▶ _Brief_
Return all of the data exactly, with nothing left out but the pictures.

====== Dataset extract

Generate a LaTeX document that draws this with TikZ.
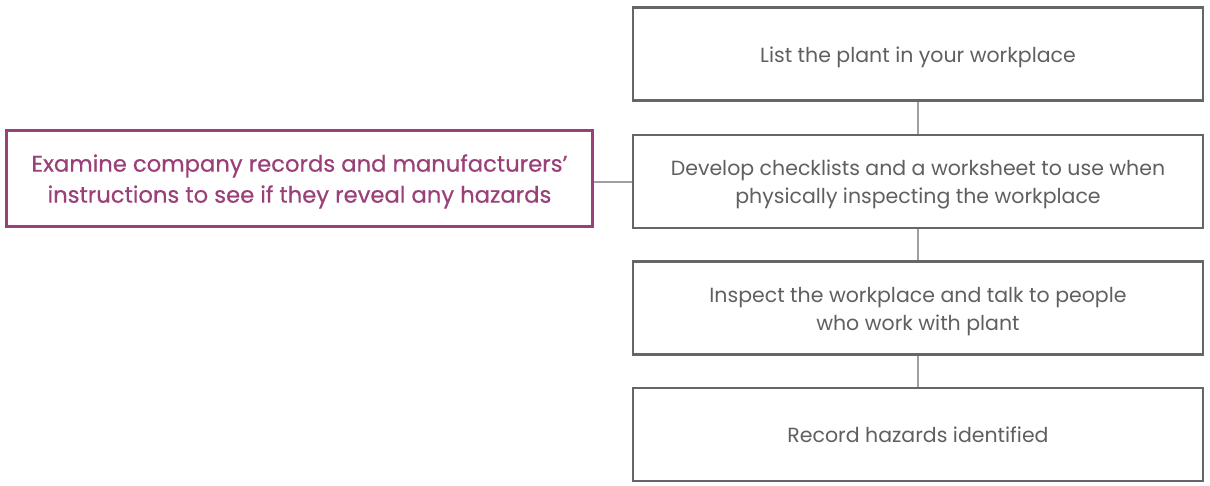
\documentclass[tikz,border=0pt]{standalone}
\usepackage{fontspec}
\setmainfont{Poppins}
\definecolor{boxgray}{HTML}{666666}
\definecolor{txtgray}{HTML}{5F5F5F}
\definecolor{linegray}{HTML}{A0A0A4}
\definecolor{plum}{HTML}{9A3F78}
\newcommand\stacktext[1]{\raisebox{-2.5pt}[\height][\depth]{\begin{tabular}{@{}c@{}}#1\end{tabular}}}
\begin{document}
\begin{tikzpicture}[x=1pt,y=-1pt,
  stepbox/.style={draw=boxgray,line width=2.5pt,minimum width=570pt,minimum height=93pt,align=center,text=txtgray,font=\fontsize{20.5}{28}\selectfont,inner sep=0pt},
  sidebox/.style={draw=plum,line width=2.5pt,minimum width=586pt,minimum height=96pt,align=center,text=plum,font=\fontsize{22.7}{31}\selectfont\addfontfeature{FakeBold=0.4},inner sep=0pt},
  conn/.style={draw=linegray,line width=2.5pt}]
\useasboundingbox (0,0) rectangle (1210,486);
\node[stepbox] (s1) at (918,54) {\stacktext{List the plant in your workplace}};
\node[stepbox] (s2) at (918,181.5) {\stacktext{Develop checklists and a worksheet to use when\\physically inspecting the workplace}};
\node[stepbox] (s3) at (918,308) {\stacktext{Inspect the workplace and talk to people\\who work with plant}};
\node[stepbox] (s4) at (918,434.5) {\stacktext{Record hazards identified}};
\node[sidebox] (e) at (299.5,178.5) {\stacktext{Examine company records and manufacturers’\\instructions to see if they reveal any hazards}};
\path[conn] (s1) -- (s2);
\path[conn] (s2) -- (s3);
\path[conn] (s3) -- (s4);
\path[conn] (e.east |- 0,182) -- (s2.west |- 0,182);
\end{tikzpicture}
\end{document}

============

▶ _Task solution_
Generate a LaTeX document that draws this with TikZ.
\documentclass[tikz,border=0pt]{standalone}
\usepackage{fontspec}
\setmainfont{Poppins}
\definecolor{boxgray}{HTML}{666666}
\definecolor{txtgray}{HTML}{5F5F5F}
\definecolor{linegray}{HTML}{A0A0A4}
\definecolor{plum}{HTML}{9A3F78}
\newcommand\stacktext[1]{\raisebox{-2.5pt}[\height][\depth]{\begin{tabular}{@{}c@{}}#1\end{tabular}}}
\begin{document}
\begin{tikzpicture}[x=1pt,y=-1pt,
  stepbox/.style={draw=boxgray,line width=2.5pt,minimum width=570pt,minimum height=93pt,align=center,text=txtgray,font=\fontsize{20.5}{28}\selectfont,inner sep=0pt},
  sidebox/.style={draw=plum,line width=2.5pt,minimum width=586pt,minimum height=96pt,align=center,text=plum,font=\fontsize{22.7}{31}\selectfont\addfontfeature{FakeBold=0.4},inner sep=0pt},
  conn/.style={draw=linegray,line width=2.5pt}]
\useasboundingbox (0,0) rectangle (1210,486);
\node[stepbox] (s1) at (918,54) {\stacktext{List the plant in your workplace}};
\node[stepbox] (s2) at (918,181.5) {\stacktext{Develop checklists and a worksheet to use when\\physically inspecting the workplace}};
\node[stepbox] (s3) at (918,308) {\stacktext{Inspect the workplace and talk to people\\who work with plant}};
\node[stepbox] (s4) at (918,434.5) {\stacktext{Record hazards identified}};
\node[sidebox] (e) at (299.5,178.5) {\stacktext{Examine company records and manufacturers’\\instructions to see if they reveal any hazards}};
\path[conn] (s1) -- (s2);
\path[conn] (s2) -- (s3);
\path[conn] (s3) -- (s4);
\path[conn] (e.east |- 0,182) -- (s2.west |- 0,182);
\end{tikzpicture}
\end{document}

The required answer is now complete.